Now let's come to Dil Se...The terrorists of Northeast come to the capital or go to Ladakh. Why of all places Ladakh? Because the people inhabiting this region are not Hindus, but Buddhist. The Ladakhis are shown as mere spectators and sometimes providers of shelter to terrorists. When these terrorists move down to Delhi, they are shown roaming around the streets thickly populated by Muslims. A link between the terrorists and Muslims is suggested in this way. What is the intention behind showing the terrorists of Northeast in Muslim localities?

The use of locales and faces to convey what he doesn't want to say directly is an attempt at 'subtlety'. It is a concession to the 'educated' and 'liberal' opinion and sensibilities, which would find it difficult to stomach an open espousal of communal prejudice.
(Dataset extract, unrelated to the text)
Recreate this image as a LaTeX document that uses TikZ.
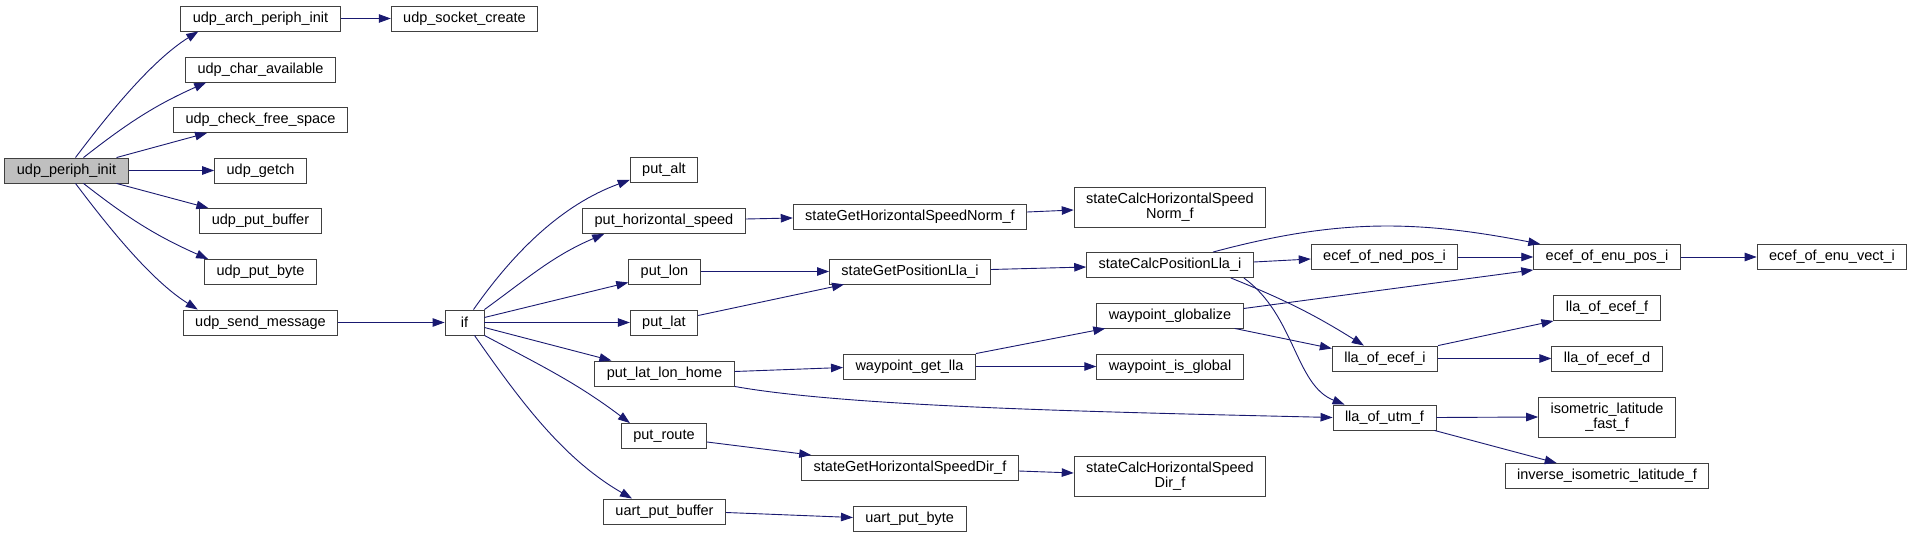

It is also aimed at those great admirers of 'middle cinema'--the film critics--who need some ground to promote Mani Ratnam as a 'modern master'. Masses in any case are, according to a filmmaker like Mani Ratnam, ignorant and will lap it up.

The question of human rights is dismissed in one single shot, where an army officer glibly justifies the shooting of a terrorist saying that terrorists plant bombs in schools. The rules and norms of civil society are treated with great disdain. That's not far from what the VHP and its drumbeaters say: "Whatever the decision of the Supreme Court, the temple will be built." The rule of law is for trivial issues and not for dealing with issues that concern the Indian society and its heritage of composite culture and brotherhood. If Mani Ratnam has made this film Dil Se...(from his heart) to spread hatred, this piece of commentary is one from the heart of the people who stand by the ideas of universal brotherhood, friendship and non-violence.